Legislators: Gas board can still alter rules

State lawmakers ruled out a plan Tuesday from a southeastern Colorado representative to bar the Colorado Oil and Gas Conservation Commission from updating any wildlife-related regulations that could harm energy producers’ profits.

Rep. Wes McKinley, D-Walsh, pitched his proposal, House Bill 1167, as a way to keep energy producers from being hurt by shifting migratory paths of elk and other animals.

McKinley said producers operating under the rules recently approved by the Colorado Oil and Gas Conservation Commission will be forced to endure a significant amount of uncertainty if the panel is allowed to amend what “sensitive wildlife habitat” is, as allowed under the rules.

“It means we went to a lot of trouble to make a lot of rules … and now you can alter, modify, amend or enlarge (the rules),” McKinley said.

Warren MacDonald, a rancher from Las Animas County, joined McKinley, citing the thousands of acres of his land under production that could be affected if animals take residence near well pads.

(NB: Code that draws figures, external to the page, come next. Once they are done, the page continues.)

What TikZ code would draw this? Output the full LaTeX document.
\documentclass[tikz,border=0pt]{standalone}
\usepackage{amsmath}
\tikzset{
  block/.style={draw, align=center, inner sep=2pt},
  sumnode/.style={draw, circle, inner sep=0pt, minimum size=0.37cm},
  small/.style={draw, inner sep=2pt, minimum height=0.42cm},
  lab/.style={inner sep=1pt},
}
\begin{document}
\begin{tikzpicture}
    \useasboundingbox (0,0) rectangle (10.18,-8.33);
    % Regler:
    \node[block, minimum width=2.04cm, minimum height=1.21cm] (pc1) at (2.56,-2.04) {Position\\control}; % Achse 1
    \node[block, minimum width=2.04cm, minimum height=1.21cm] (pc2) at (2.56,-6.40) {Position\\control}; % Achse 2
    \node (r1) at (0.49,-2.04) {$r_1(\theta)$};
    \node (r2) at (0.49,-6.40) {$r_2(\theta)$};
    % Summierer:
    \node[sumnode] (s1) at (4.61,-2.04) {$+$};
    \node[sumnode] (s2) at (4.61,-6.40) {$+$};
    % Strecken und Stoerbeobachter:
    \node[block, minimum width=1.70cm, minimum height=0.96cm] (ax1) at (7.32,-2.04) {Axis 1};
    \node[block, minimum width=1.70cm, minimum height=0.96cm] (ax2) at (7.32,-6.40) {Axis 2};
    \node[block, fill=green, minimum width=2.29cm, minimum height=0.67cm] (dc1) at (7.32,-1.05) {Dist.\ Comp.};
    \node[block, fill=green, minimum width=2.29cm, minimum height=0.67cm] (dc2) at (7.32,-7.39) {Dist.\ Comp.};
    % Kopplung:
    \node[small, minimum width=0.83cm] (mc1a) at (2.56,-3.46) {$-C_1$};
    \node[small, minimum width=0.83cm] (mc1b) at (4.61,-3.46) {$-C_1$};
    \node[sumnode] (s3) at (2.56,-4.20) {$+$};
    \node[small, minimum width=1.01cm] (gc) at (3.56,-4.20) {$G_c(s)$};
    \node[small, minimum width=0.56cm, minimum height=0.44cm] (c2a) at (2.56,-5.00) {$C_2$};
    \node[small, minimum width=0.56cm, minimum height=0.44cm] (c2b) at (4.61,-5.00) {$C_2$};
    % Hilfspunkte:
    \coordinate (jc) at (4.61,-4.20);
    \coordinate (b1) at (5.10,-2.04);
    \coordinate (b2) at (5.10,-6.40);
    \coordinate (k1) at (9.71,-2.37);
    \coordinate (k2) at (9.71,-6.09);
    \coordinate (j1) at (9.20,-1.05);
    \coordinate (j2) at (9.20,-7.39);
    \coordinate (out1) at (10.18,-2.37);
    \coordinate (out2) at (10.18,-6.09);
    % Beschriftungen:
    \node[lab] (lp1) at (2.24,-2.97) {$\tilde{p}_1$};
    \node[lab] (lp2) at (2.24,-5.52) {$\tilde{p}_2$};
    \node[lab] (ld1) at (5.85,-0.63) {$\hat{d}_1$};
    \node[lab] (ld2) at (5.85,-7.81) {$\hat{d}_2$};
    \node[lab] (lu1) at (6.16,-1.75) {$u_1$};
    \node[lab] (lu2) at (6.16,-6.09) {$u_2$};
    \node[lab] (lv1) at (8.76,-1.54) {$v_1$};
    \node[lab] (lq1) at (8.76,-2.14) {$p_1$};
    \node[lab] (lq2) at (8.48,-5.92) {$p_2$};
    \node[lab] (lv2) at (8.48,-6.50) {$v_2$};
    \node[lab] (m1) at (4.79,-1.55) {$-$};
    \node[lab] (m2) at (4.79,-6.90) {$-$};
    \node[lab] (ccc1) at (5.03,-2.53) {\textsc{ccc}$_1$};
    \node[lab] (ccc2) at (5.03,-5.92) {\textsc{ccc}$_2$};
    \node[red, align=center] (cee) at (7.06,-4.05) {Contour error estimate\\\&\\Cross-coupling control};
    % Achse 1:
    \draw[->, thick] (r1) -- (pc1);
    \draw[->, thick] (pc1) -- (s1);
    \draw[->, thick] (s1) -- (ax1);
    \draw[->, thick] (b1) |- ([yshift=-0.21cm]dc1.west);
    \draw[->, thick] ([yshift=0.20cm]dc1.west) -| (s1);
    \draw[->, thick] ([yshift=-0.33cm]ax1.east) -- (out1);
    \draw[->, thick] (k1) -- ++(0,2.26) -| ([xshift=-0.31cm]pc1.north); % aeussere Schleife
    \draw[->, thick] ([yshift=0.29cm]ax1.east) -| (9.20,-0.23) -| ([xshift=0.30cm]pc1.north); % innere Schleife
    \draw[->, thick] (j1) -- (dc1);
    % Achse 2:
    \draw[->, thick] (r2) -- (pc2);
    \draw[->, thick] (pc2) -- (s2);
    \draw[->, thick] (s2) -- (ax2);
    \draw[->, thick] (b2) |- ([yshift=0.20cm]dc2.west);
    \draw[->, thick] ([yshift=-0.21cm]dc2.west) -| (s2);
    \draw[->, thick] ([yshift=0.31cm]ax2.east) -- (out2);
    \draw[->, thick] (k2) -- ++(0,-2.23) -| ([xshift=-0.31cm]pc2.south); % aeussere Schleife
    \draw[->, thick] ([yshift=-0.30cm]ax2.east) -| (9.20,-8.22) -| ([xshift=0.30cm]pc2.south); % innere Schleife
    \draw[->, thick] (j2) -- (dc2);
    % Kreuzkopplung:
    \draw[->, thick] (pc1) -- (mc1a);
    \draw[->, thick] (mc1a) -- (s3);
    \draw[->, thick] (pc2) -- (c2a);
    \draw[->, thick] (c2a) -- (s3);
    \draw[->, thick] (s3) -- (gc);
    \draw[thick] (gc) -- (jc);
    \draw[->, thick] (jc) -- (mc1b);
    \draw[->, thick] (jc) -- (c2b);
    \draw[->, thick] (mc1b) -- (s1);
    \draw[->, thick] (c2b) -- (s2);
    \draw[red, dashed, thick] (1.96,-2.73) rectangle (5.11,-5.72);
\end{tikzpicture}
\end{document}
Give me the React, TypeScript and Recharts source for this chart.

“We’re not going to be able to put a well where there’s a bald eagle’s nest next to it,” MacDonald said.

The House Agriculture, Livestock and Natural Resources Committee killed the bill on a 7-6 vote.

It marked the second time this year the Legislature killed a bill aimed at amending, delaying or overturning the Colorado Oil and Gas Conservation Commission’s energy regulations.

A Senate panel voted two weeks ago to sideline legislation from Sen. Greg Brophy, R-Wray, and Rep. Laura Bradford, R-Coll-bran, to delay the implementation of the rules. The bill cited hardships that the rules would impose on the energy industry.

A third pending bill, from Rep. Cory Gardner, R-Yuma, would remove the Division of Wildlife from the permitting process for new oil and gas wells.